トバモリー21年(ザ・モルトマン)
- 2020.01.31 Friday
- 02:14
TOBERMORY 21yo(1995)
The Maltman
Refill Hogshead, 50.9% abv.
名だたるボトラーズと肩を並べ、実力派の一角となったモルトマン。数年前にリリースされた、マル島で唯一の蒸留所"トバモリー"からのボトリングは、トレンドを抑え、その面白さを改めて伝えてくれる素敵なボトルでした。
スペイサイドやアランを連想させる華のなかに、土着のキャラクターがはっきりと潜み、(いい意味で)その粗野なテクスチャーは、味わいに珍妙な趣きを与えています。同スペックのリリースが他所からも重なり、いずれもそれぞれに良さが見られましたが、こちらは加えて万人に受け入れられる親しみやすさも備えており、特に良い印象が残りました。
※余談、Cadenheadスモールバッチ('95 ホグスヘッド)が最高賞。
世界中で止まらない需要の拡大と、投機マネーの流入によって、絶望的に枯渇する原酒のストック。もはや有名蒸留所の熟成したウイスキーを、手頃な価格で楽しむことは不可能な時代になってしまいましたが、一方で視点を変え、少し深く掘り下げてみれば、充分に新しい感動に触れる機会が随所に転がっています。
安価なブレンデッド用に原酒を買い叩かれ、ひと昔前までは打ち棄てられていたスコットランド辺境の島に、心あるウイスキー愛好家たちの熱い視線が集まっていること。
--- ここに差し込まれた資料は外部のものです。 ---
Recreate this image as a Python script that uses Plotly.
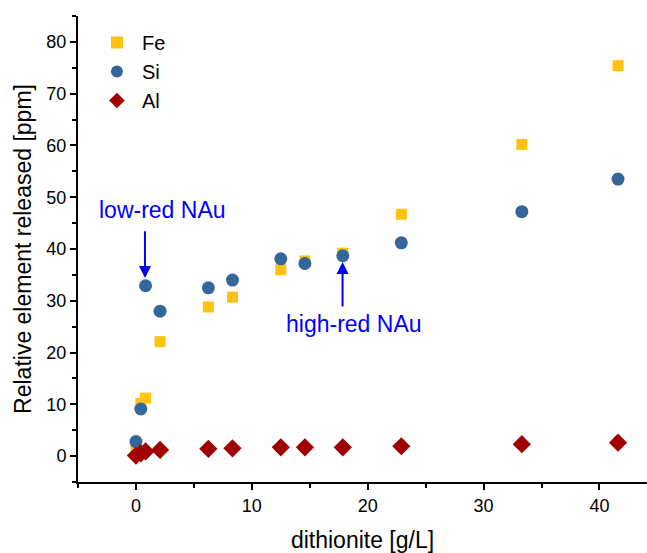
import plotly.graph_objects as go

# Data
dithionite = [0.0, 0.42, 0.83, 2.08, 6.25, 8.33, 12.5, 14.58, 17.85, 22.9, 33.3, 41.6]
fe = [1.2, 10.2, 11.2, 22.1, 28.8, 30.7, 36.0, 37.7, 39.2, 46.7, 60.2, 75.4]
si = [2.8, 9.1, 32.9, 28.0, 32.5, 34.0, 38.1, 37.2, 38.7, 41.2, 47.2, 53.5]
al = [0.1, 0.5, 0.9, 1.2, 1.4, 1.5, 1.7, 1.7, 1.7, 1.9, 2.3, 2.6]

x_ticks = [0, 10, 20, 30, 40]
y_ticks = [0, 10, 20, 30, 40, 50, 60, 70, 80]

FONT = "Liberation Sans, Arial, sans-serif"

fig = go.Figure()
fig.add_trace(go.Scatter(x=dithionite, y=fe, mode="markers", name="Fe",
                         marker=dict(symbol="square", size=11, color="#FFC20E")))
fig.add_trace(go.Scatter(x=dithionite, y=si, mode="markers", name="Si",
                         marker=dict(symbol="circle", size=13, color="#336699")))
fig.add_trace(go.Scatter(x=dithionite, y=al, mode="markers", name="Al",
                         marker=dict(symbol="diamond", size=14, color="#A00000")))

# annotations
fig.add_annotation(x=0.78, y=34.4, ax=0.78, ay=43.7, xref="x", yref="y", axref="x", ayref="y",
                   text="", showarrow=True, arrowhead=2, arrowsize=1.2, arrowwidth=2, arrowcolor="#0000FF")
fig.add_annotation(x=2.3, y=47.6, xref="x", yref="y", text="low-red NAu", showarrow=False,
                   font=dict(family=FONT, size=23, color="#0000FF"))
fig.add_annotation(x=17.83, y=37.5, ax=17.83, ay=28.6, xref="x", yref="y", axref="x", ayref="y",
                   text="", showarrow=True, arrowhead=2, arrowsize=1.2, arrowwidth=2, arrowcolor="#0000FF")
fig.add_annotation(x=18.85, y=25.5, xref="x", yref="y", text="high-red NAu", showarrow=False,
                   font=dict(family=FONT, size=23, color="#0000FF"))

axis_common = dict(showgrid=False, zeroline=False, showline=True, linecolor="black", linewidth=2,
                   ticks="outside", ticklen=6, tickwidth=1.5, tickcolor="black",
                   tickfont=dict(family=FONT, size=18, color="black"))

fig.update_layout(
    width=647, height=553,
    margin=dict(l=78, r=0, t=16, b=71),
    paper_bgcolor="white", plot_bgcolor="white",
    font=dict(family=FONT, color="black"),
    xaxis=dict(range=[-5, 44.1], tickvals=x_ticks,
               minor=dict(dtick=5, tick0=0, ticks="outside", ticklen=4, tickwidth=1.5, tickcolor="black"),
               title=dict(text="dithionite [g/L]", font=dict(family=FONT, size=23), standoff=18),
               **axis_common),
    yaxis=dict(range=[-5, 85], tickvals=y_ticks,
               minor=dict(dtick=5, tick0=0, ticks="outside", ticklen=4, tickwidth=1.5, tickcolor="black"),
               title=dict(text="Relative element released [ppm]", font=dict(family=FONT, size=23), standoff=8),
               **axis_common),
    legend=dict(x=0.0245, y=0.985, xanchor="left", yanchor="top", bgcolor="rgba(0,0,0,0)",
                font=dict(family=FONT, size=20), itemsizing="constant", tracegroupgap=0,
                itemwidth=40),
    showlegend=True,
)

fig.write_html("out.html")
蒸留所のファンの一人として心から嬉しく思います。ともあれ、ありがとう。今後もマル島から目が離せません。
※補記
最後の一杯、テイスティングノート。
まだ固く艶のあるトップ。ややエステルの強い、甘い芳香が立ち上がる。大麦、黄桃、クレヨン、ラバーケース、羊毛、かすかにピートスモーク。口当たりは柔らかく、伸びのある不思議なパレート。あん蜜のシロップが、掌を返すように苦味に変化し、木片と灰を舌の上に残す。時間とともに、豊かなバニラを伴ったドライフルーツがグラスから溢れ出した。アンビバレンツな味の構成が面白い、マル島ならではの魅力的なキャラクター。